## [Problem requirements]
Lines from the one containing "Output the Python" to the one containing "i in range(h))", both lines included, are to be extracted exactly from the data below; pictures are excluded.

╭──

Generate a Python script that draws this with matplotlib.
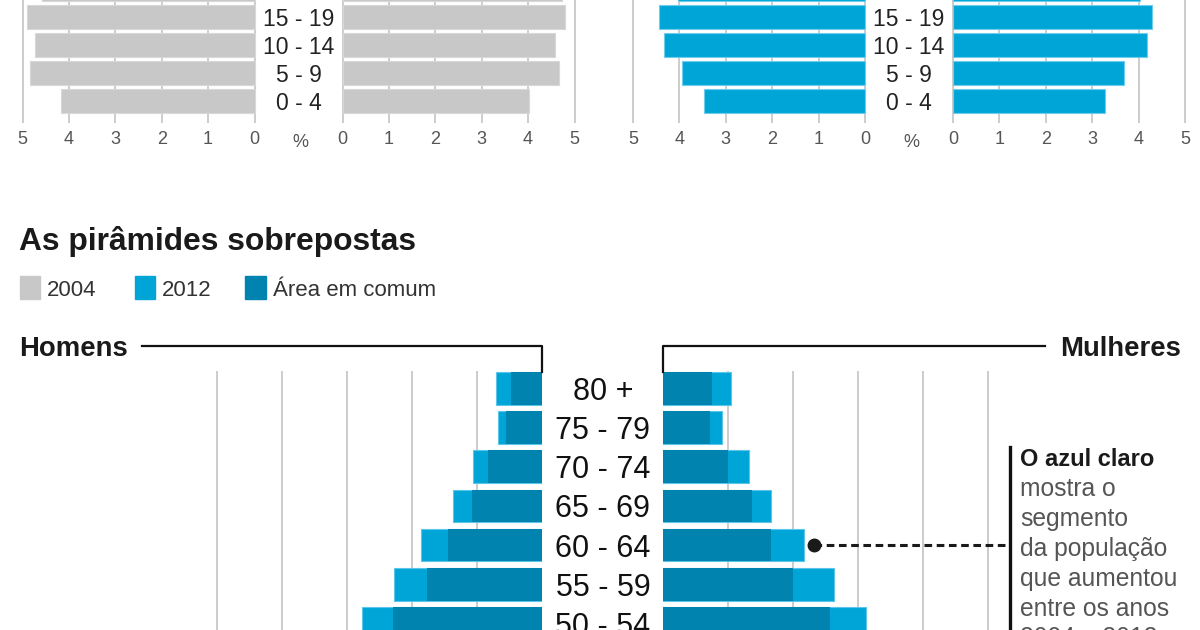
import matplotlib
matplotlib.use('Agg')
import matplotlib.pyplot as plt
import numpy as np
from matplotlib.lines import Line2D
from matplotlib.patches import Rectangle
from matplotlib.transforms import blended_transform_factory

plt.rcParams['font.family'] = ['Liberation Sans', 'DejaVu Sans']

# pirâmides pequenas (topo) - só as faixas de baixo aparecem
top_groups = ['0 - 4', '5 - 9', '10 - 14', '15 - 19', '20 - 24']
men_2004_top = [4.18, 4.83, 4.73, 4.91, 4.57]
women_2004_top = [4.01, 4.67, 4.59, 4.80, 4.74]
men_2012_top = [3.48, 3.95, 4.33, 4.43, 4.03]
women_2012_top = [3.28, 3.68, 4.19, 4.28, 4.02]

# pirâmides sobrepostas - só as faixas de cima aparecem
bot_groups = ['50 - 54', '55 - 59', '60 - 64', '65 - 69', '70 - 74', '75 - 79', '80 +']
men_2004 = [2.29, 1.76, 1.44, 1.07, 0.83, 0.55, 0.47]
men_2012 = [2.76, 2.27, 1.86, 1.37, 1.06, 0.67, 0.70]
women_2004 = [2.57, 2.00, 1.65, 1.36, 0.99, 0.72, 0.75]
women_2012 = [3.12, 2.62, 2.16, 1.65, 1.32, 0.90, 1.04]

note_lines = ['O azul claro', 'mostra o', 'segmento', 'da população',
              'que aumentou', 'entre os anos', '2004 e 2012']

GRAY = '#c8c8c8'
LIGHT = '#00a5d8'
DARK = '#0083ae'
GRID = '#cccccc'

W, H = 1200, 630
fig = plt.figure(figsize=(12, 6.3), dpi=100)


def fx(px):
    return px / W


def fy(py):
    return 1 - py / H


def box(left, top, right, bottom):
    return fig.add_axes([left / W, 1 - bottom / H, (right - left) / W, (bottom - top) / H])


def clean(ax):
    for s in ax.spines.values():
        s.set_visible(False)
    ax.patch.set_visible(False)
    ax.set_yticks([])
    ax.grid(axis='x', color=GRID, lw=1.4)
    ax.set_axisbelow(True)


# ---- topo ----
ut = 46.4
def top_half(zero, side, vals, color, edge):
    if side == 'left':
        ax = box(zero - 5.1 * ut, -40, zero + 0.05 * ut, 123)
        ax.set_xlim(5.1, -0.05)
    else:
        ax = box(zero - 0.05 * ut, -40, zero + 5.1 * ut, 123)
        ax.set_xlim(-0.05, 5.1)
    ax.set_ylim(-0.786, 5.036)
    ax.barh(np.arange(len(vals)), vals, height=0.85, color=color,
            edgecolor=edge, lw=0.8, zorder=2)
    clean(ax)
    ax.set_xticks(range(6))
    ax.tick_params(length=0, pad=6, labelsize=13, labelcolor='#555555')
    return ax

axL = top_half(254.5, 'left', men_2004_top, GRAY, '#d8d8d8')
top_half(342.5, 'right', women_2004_top, GRAY, '#d8d8d8')
axR = top_half(865, 'left', men_2012_top, LIGHT, '#6fcdec')
top_half(953, 'right', women_2012_top, LIGHT, '#6fcdec')

for ax, cx in [(axL, 298.5), (axR, 909)]:
    tr = blended_transform_factory(fig.transFigure, ax.transData)
    # a faixa 20 - 24 fica cortada no alto, sem rótulo visível
    for i, g in enumerate(top_groups[:4]):
        ax.text(fx(cx), i, g, transform=tr, ha='center', va='center_baseline',
                fontsize=16.5, color='#222222')
    fig.text(fx(cx + 2), fy(140.5), '%', ha='center', va='center_baseline',
             fontsize=13, color='#555555')

# ---- título e legenda ----
fig.text(fx(19), fy(238), 'As pirâmides sobrepostas', fontsize=22.9,
         fontweight='bold', color='#1a1a1a', va='center_baseline')
for x0, x1, c, lab in [(20, 40, GRAY, '2004'), (135, 155, LIGHT, '2012'),
                       (245, 266, DARK, 'Área em comum')]:
    fig.patches.append(Rectangle((fx(x0), fy(299)), (x1 - x0) / W, 23 / H,
                                 transform=fig.transFigure, color=c))
    fig.text(fx(x1 + 7), fy(288), lab, fontsize=16, color='#333333',
             va='center_baseline')

# ---- pirâmides sobrepostas ----
ub = 64.9
y = np.arange(len(bot_groups))
axBL = box(541.5 - 5.1 * ub, 371, 541.5, 680)
axBL.set_xlim(5.1, 0)
axBR = box(663.5, 371, 663.5 + 5.1 * ub, 680)
axBR.set_xlim(0, 5.1)
for ax, v04, v12 in [(axBL, men_2004, men_2012), (axBR, women_2004, women_2012)]:
    ax.set_ylim(-1.441, 6.44)
    ax.barh(y, v04, height=0.83, color=GRAY, zorder=2)
    ax.barh(y, v12, height=0.83, color=LIGHT, edgecolor='#5cc6ea', lw=0.8, zorder=3)
    ax.barh(y, np.minimum(v04, v12), height=0.83, color=DARK, zorder=4)
    clean(ax)
    ax.set_xticks([1, 2, 3, 4, 5])
    ax.tick_params(length=0, labelbottom=False)

tr = blended_transform_factory(fig.transFigure, axBL.transData)
for i, g in enumerate(bot_groups):
    axBL.text(fx(603), i, g, transform=tr, ha='center', va='center_baseline',
              fontsize=22, color='#111111')

fig.text(fx(19), fy(346), 'Homens', fontsize=19.8, fontweight='bold',
         color='#1a1a1a', va='center_baseline')
fig.text(fx(1181), fy(346), 'Mulheres', fontsize=19.8, fontweight='bold',
         color='#1a1a1a', va='center_baseline', ha='right')
fig.add_artist(Line2D([fx(142), fx(541.5), fx(541.5)], [fy(346), fy(346), fy(372)],
                      transform=fig.transFigure, color='#111111', lw=1.6))
fig.add_artist(Line2D([fx(1045), fx(663.5), fx(663.5)], [fy(346), fy(346), fy(372)],
                      transform=fig.transFigure, color='#111111', lw=1.6))

# destaque 60 - 64
dot_x = women_2012[2] + 0.16
axBR.plot([dot_x, (1007 - 663.5) / ub], [2, 2], color='#1a1a1a', lw=2.2,
          dashes=(2.5, 1.5), clip_on=False, zorder=5)
axBR.plot(dot_x, 2, 'o', color='#1a1a1a', ms=9, clip_on=False, zorder=6)
fig.add_artist(Line2D([fx(1010), fx(1010)], [fy(447), fy(660)],
                      transform=fig.transFigure, color='#111111', lw=2.4))
for k, line in enumerate(note_lines):
    fig.text(fx(1020), fy(457 + 29.8 * k), line, va='center_baseline',
             fontsize=17 if k == 0 else 17.7,
             fontweight='bold' if k == 0 else 'normal',
             color='#1a1a1a' if k == 0 else '#555555')

fig.savefig('out.png', dpi=100)
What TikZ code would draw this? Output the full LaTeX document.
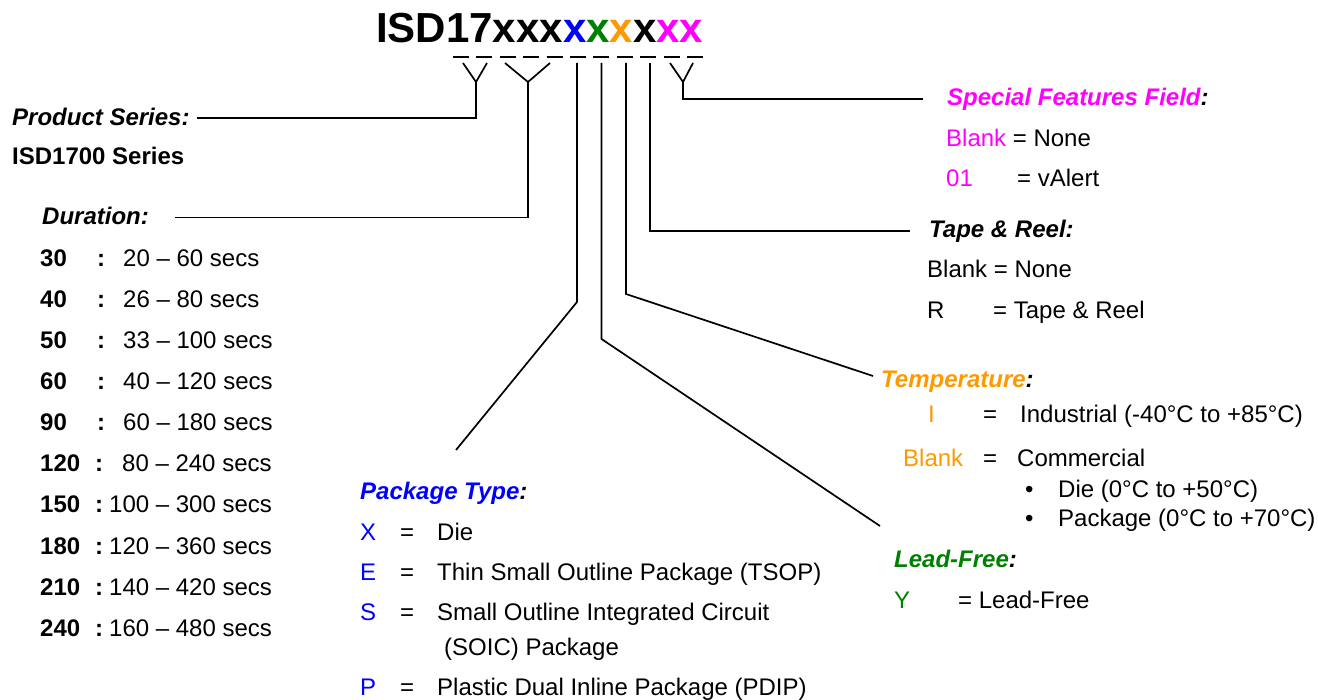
\documentclass[tikz,border=0pt]{standalone}
\usepackage{fontspec}
\setmainfont{Liberation Sans}
\definecolor{pkblue}{RGB}{0,0,255}
\definecolor{lfgreen}{RGB}{0,128,0}
\definecolor{tporange}{RGB}{255,153,0}
\definecolor{sfmag}{RGB}{255,0,255}
\begin{document}
\begin{tikzpicture}[x=1pt,y=-1pt,
  txt/.style={anchor=base west, inner sep=0pt, font=\fontsize{24}{28}\selectfont},
  hdr/.style={anchor=base west, inner sep=0pt, font=\fontsize{24}{28}\selectfont\bfseries\itshape},
  btxt/.style={anchor=base west, inner sep=0pt, font=\fontsize{24}{28}\selectfont\bfseries},
  conn/.style={line width=1.7pt, black}]
\useasboundingbox (0,0) rectangle (1318,700);

% title
\node[anchor=base west, inner sep=0pt, font=\fontsize{42}{48}\selectfont\bfseries] (title) at (376,43)
  {ISD17xxx\textcolor{pkblue}{x}\textcolor{lfgreen}{x}\textcolor{tporange}{x}x\textcolor{sfmag}{xx}};

% underline dashes
\coordinate (dashL) at (453,57);
\coordinate (dashR) at (703,57);
\draw[conn, dash pattern=on 16pt off 7.4pt] (dashL) -- (dashR);

% left: product series / duration
\node[hdr] (ps) at (12,125.5) {Product Series:};
\node[btxt] (pss) at (12,165) {ISD1700 Series};
\node[hdr] (du) at (42,225) {Duration:};

\foreach \n/\t/\yy/\cx/\rx [count=\i] in {
  30/20 -- 60 secs/267/97/123,
  40/26 -- 80 secs/308/97/123,
  50/33 -- 100 secs/349/97/123,
  60/40 -- 120 secs/390/97/123,
  90/60 -- 180 secs/431/97/123,
  120/80 -- 240 secs/472/95/122,
  150/100 -- 300 secs/513/95/109,
  180/120 -- 360 secs/554/95/109,
  210/140 -- 420 secs/595/95/109,
  240/160 -- 480 secs/636/95/109}{
  \node[btxt] (dn\i) at (40,\yy) {\n};
  \node[btxt] (dc\i) at (\cx,\yy) {:};
  \node[txt] (dr\i) at (\rx,\yy) {\t};
}

% package type
\node[hdr] (pt) at (360,500) {\textcolor{pkblue}{Package Type}:};
\foreach \l/\t/\yy [count=\i] in {X/Die/540, E/Thin Small Outline Package (TSOP)/580,
  S/Small Outline Integrated Circuit/620, P/Plastic Dual Inline Package (PDIP)/695}{
  \node[txt, text=pkblue] (pl\i) at (360,\yy) {\l};
  \node[txt] (pe\i) at (400,\yy) {=};
  \node[txt] (pd\i) at (437,\yy) {\t};
}
\node[txt] (pd3b) at (444,655) {(SOIC) Package};

% special features
\node[hdr] (sf) at (947,106) {\textcolor{sfmag}{Special Features Field}:};
\node[txt] (sf1) at (946,147) {\textcolor{sfmag}{Blank} = None};
\node[txt, text=sfmag] (sf2a) at (946,187) {01};
\node[txt] (sf2b) at (1017,187) {= vAlert};

% tape & reel
\node[hdr] (tr) at (929,238) {Tape \& Reel:};
\node[txt] (tr1) at (927,278) {Blank = None};
\node[txt] (tr2a) at (927,319) {R};
\node[txt] (tr2b) at (993,319) {= Tape \& Reel};

% temperature
\node[hdr] (tp) at (881,388) {\textcolor{tporange}{Temperature}:};
\node[txt, text=tporange] (tp1a) at (928,423) {I};
\node[txt] (tp1b) at (983,423) {=};
\node[txt] (tp1c) at (1020,423) {Industrial (-40°C to +85°C)};
\node[txt, text=tporange] (tp2a) at (903,467) {Blank};
\node[txt] (tp2b) at (983,467) {=};
\node[txt] (tp2c) at (1017,467) {Commercial};
\node[txt] (tp3a) at (1025,497) {•};
\node[txt] (tp3b) at (1058,497) {Die (0°C to +50°C)};
\node[txt] (tp4a) at (1025,526) {•};
\node[txt] (tp4b) at (1058,526) {Package (0°C to +70°C)};

% lead-free
\node[hdr] (lf) at (894,567) {\textcolor{lfgreen}{Lead-Free}:};
\node[txt, text=lfgreen] (lf1a) at (894,608) {Y};
\node[txt] (lf1b) at (958,608) {= Lead-Free};

% connector coordinates
\coordinate (y1a) at (463,63);
\coordinate (y1b) at (487,63);
\coordinate (y1j) at (476,82);
\coordinate (psend) at (197,117.7);
\coordinate (y2a) at (505,63);
\coordinate (y2b) at (550,63);
\coordinate (y2j) at (528,82);
\coordinate (duend) at (175,217.5);
\coordinate (v1t) at (577,63);
\coordinate (v1k) at (577,302);
\coordinate (v1e) at (456,450);
\coordinate (v2t) at (601.5,63);
\coordinate (v2k) at (601.5,339);
\coordinate (v2e) at (880,526);
\coordinate (v3t) at (626,63);
\coordinate (v3k) at (626,294);
\coordinate (v3e) at (873,376);
\coordinate (v4t) at (650,63);
\coordinate (v4e) at (910,231);
\coordinate (y3a) at (670,63);
\coordinate (y3b) at (693,63);
\coordinate (y3j) at (683,82);
\coordinate (sfend) at (923,99);

\draw[conn] (y1a) -- (y1j) -- (y1b);
\draw[conn] (y1j) |- (psend);
\draw[conn] (y2a) -- (y2j) -- (y2b);
\draw[conn] (y2j) |- (duend);
\draw[conn] (v1t) -- (v1k) -- (v1e);
\draw[conn] (v2t) -- (v2k) -- (v2e);
\draw[conn] (v3t) -- (v3k) -- (v3e);
\draw[conn] (v4t) |- (v4e);
\draw[conn] (y3a) -- (y3j) -- (y3b);
\draw[conn] (y3j) |- (sfend);
\end{tikzpicture}
\end{document}
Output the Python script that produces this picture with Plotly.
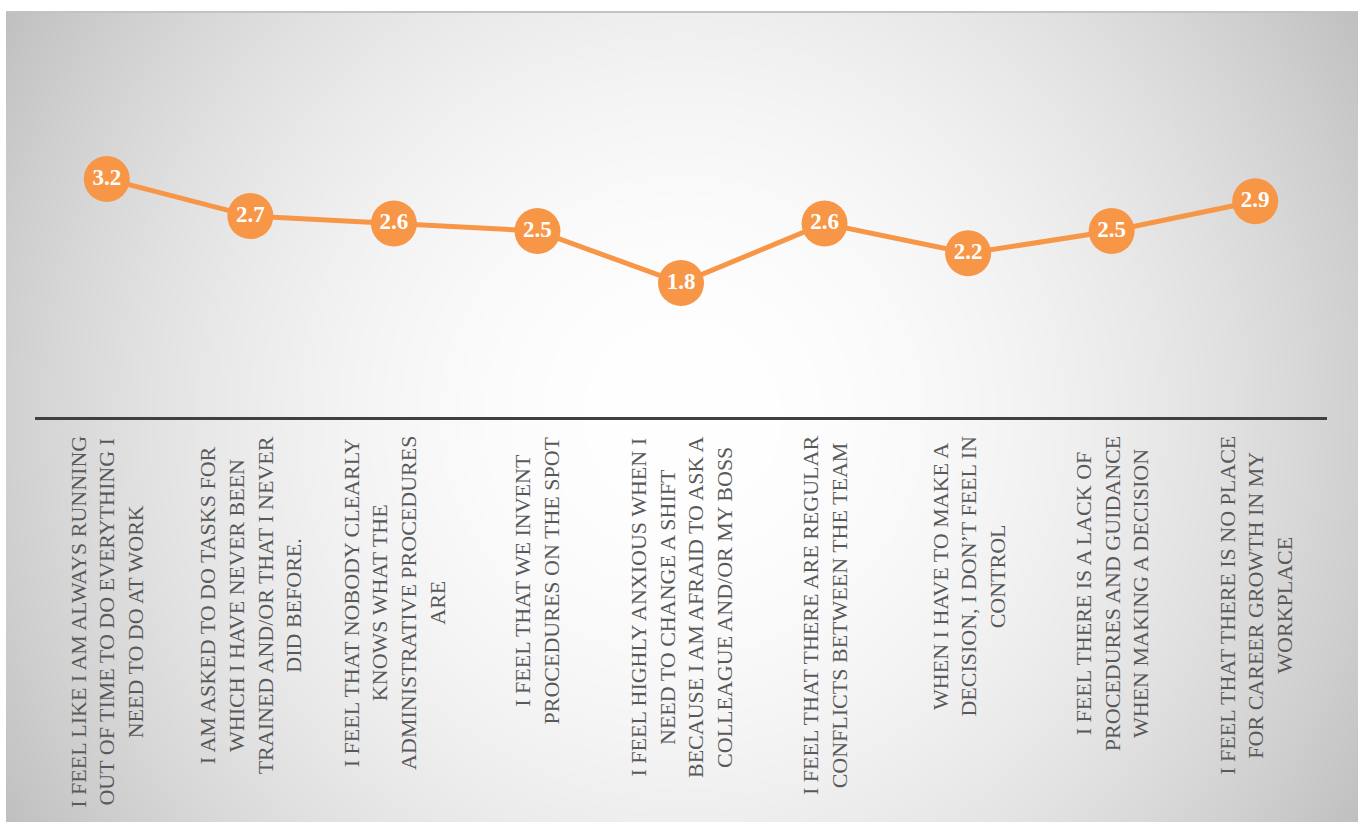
import base64
import struct
import zlib

import numpy as np
import plotly.graph_objects as go

# Survey statements (wrapped as they are printed under the axis)
categories = [
    "I FEEL LIKE I AM ALWAYS RUNNING<br>OUT OF TIME TO DO EVERYTHING I<br>NEED TO DO AT WORK",
    "I AM ASKED TO DO TASKS FOR<br>WHICH I HAVE NEVER BEEN<br>TRAINED AND/OR THAT I NEVER<br>DID BEFORE.",
    "I FEEL THAT NOBODY CLEARLY<br>KNOWS WHAT THE<br>ADMINISTRATIVE PROCEDURES<br>ARE",
    "I FEEL THAT WE INVENT<br>PROCEDURES ON THE SPOT",
    "I FEEL HIGHLY ANXIOUS WHEN I<br>NEED TO CHANGE A SHIFT<br>BECAUSE I AM AFRAID TO ASK A<br>COLLEAGUE AND/OR MY BOSS",
    "I FEEL THAT THERE ARE REGULAR<br>CONFLICTS BETWEEN THE TEAM",
    "WHEN I HAVE TO MAKE A<br>DECISION, I DON\u2019T FEEL IN<br>CONTROL",
    "I FEEL THERE IS A LACK OF<br>PROCEDURES AND GUIDANCE<br>WHEN MAKING A DECISION",
    "I FEEL THAT THERE IS NO PLACE<br>FOR CAREER GROWTH IN MY<br>WORKPLACE",
]

# Mean score per statement
scores = [3.2, 2.7, 2.6, 2.5, 1.8, 2.6, 2.2, 2.5, 2.9]

W, H = 1362, 822
ML, MR, MT, MB = 35, 35, 45, 405
ORANGE = "#F79646"
LABEL_GREY = "#595959"


def gray_png(arr):
    """Encode a 2-D uint8 array as a grayscale PNG."""
    h, w = arr.shape
    raw = b"".join(b"\x00" + arr[i].tobytes() for i in range(h))

    def chunk(tag, data):
        body = tag + data
        return struct.pack(">I", len(data)) + body + struct.pack(">I", zlib.crc32(body) & 0xFFFFFFFF)

    return (b"\x89PNG\r\n\x1a\n"
            + chunk(b"IHDR", struct.pack(">IIBBBBB", w, h, 8, 0, 0, 0, 0))
            + chunk(b"IDAT", zlib.compress(raw, 9))
            + chunk(b"IEND", b""))


# Radial white-to-grey backdrop panel
bx0, by0, bx1, by1 = 6, 11, 1358, 822
bw, bh = bx1 - bx0, by1 - by0
yy, xx = np.mgrid[0:bh, 0:bw].astype(float)
cx, cy = bw / 2.0, bh / 2.0
rad = np.hypot(cx, cy)
t = np.clip(np.hypot(xx - cx, yy - cy) / rad, 0, 1)
shade = 255 - 63 * t ** 2
shade[:2, :] = 195  # thin top rim
bg_uri = "data:image/png;base64," + base64.b64encode(gray_png(shade.astype(np.uint8))).decode()

plot_w = W - ML - MR
plot_h = H - MT - MB

fig = go.Figure()
fig.add_trace(go.Scatter(
    x=categories,
    y=scores,
    mode="lines+markers+text",
    line=dict(color=ORANGE, width=5),
    marker=dict(color=ORANGE, size=46, line=dict(width=0)),
    text=[f"{v:.1f}" for v in scores],
    textposition="middle center",
    textfont=dict(family="Liberation Serif", size=23, color="white", weight="bold"),
    hoverinfo="skip",
    cliponaxis=False,
))

# Statement labels, rotated and centred line by line below the axis
for cat in categories:
    fig.add_annotation(
        x=cat, y=0, xref="x", yref="y",
        text=cat, textangle=-90, align="center",
        xanchor="center", yanchor="top", yshift=-17,
        showarrow=False,
        font=dict(family="Liberation Serif", size=22, color=LABEL_GREY),
    )

fig.add_layout_image(dict(
    source=bg_uri, xref="paper", yref="paper",
    x=(bx0 - ML) / plot_w, y=(H - MB - by0) / plot_h,
    sizex=bw / plot_w, sizey=bh / plot_h,
    xanchor="left", yanchor="top", sizing="stretch", layer="below",
))

fig.update_layout(
    width=W, height=H,
    margin=dict(l=ML, r=MR, t=MT, b=MB),
    paper_bgcolor="white",
    plot_bgcolor="rgba(0,0,0,0)",
    showlegend=False,
    xaxis=dict(range=[-0.5, len(categories) - 0.5], autorange=False,
               showline=True, linecolor="#404040", linewidth=3, showgrid=False,
               zeroline=False, showticklabels=False, ticks="", fixedrange=True),
    yaxis=dict(range=[0, 5], visible=False, fixedrange=True),
)

fig.write_html("out.html", config={"displayModeBar": False})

╰──

## [Response to the task]
Output the Python script that produces this picture with Plotly.
import base64
import struct
import zlib

import numpy as np
import plotly.graph_objects as go

# Survey statements (wrapped as they are printed under the axis)
categories = [
    "I FEEL LIKE I AM ALWAYS RUNNING<br>OUT OF TIME TO DO EVERYTHING I<br>NEED TO DO AT WORK",
    "I AM ASKED TO DO TASKS FOR<br>WHICH I HAVE NEVER BEEN<br>TRAINED AND/OR THAT I NEVER<br>DID BEFORE.",
    "I FEEL THAT NOBODY CLEARLY<br>KNOWS WHAT THE<br>ADMINISTRATIVE PROCEDURES<br>ARE",
    "I FEEL THAT WE INVENT<br>PROCEDURES ON THE SPOT",
    "I FEEL HIGHLY ANXIOUS WHEN I<br>NEED TO CHANGE A SHIFT<br>BECAUSE I AM AFRAID TO ASK A<br>COLLEAGUE AND/OR MY BOSS",
    "I FEEL THAT THERE ARE REGULAR<br>CONFLICTS BETWEEN THE TEAM",
    "WHEN I HAVE TO MAKE A<br>DECISION, I DON\u2019T FEEL IN<br>CONTROL",
    "I FEEL THERE IS A LACK OF<br>PROCEDURES AND GUIDANCE<br>WHEN MAKING A DECISION",
    "I FEEL THAT THERE IS NO PLACE<br>FOR CAREER GROWTH IN MY<br>WORKPLACE",
]

# Mean score per statement
scores = [3.2, 2.7, 2.6, 2.5, 1.8, 2.6, 2.2, 2.5, 2.9]

W, H = 1362, 822
ML, MR, MT, MB = 35, 35, 45, 405
ORANGE = "#F79646"
LABEL_GREY = "#595959"


def gray_png(arr):
    """Encode a 2-D uint8 array as a grayscale PNG."""
    h, w = arr.shape
    raw = b"".join(b"\x00" + arr[i].tobytes() for i in range(h))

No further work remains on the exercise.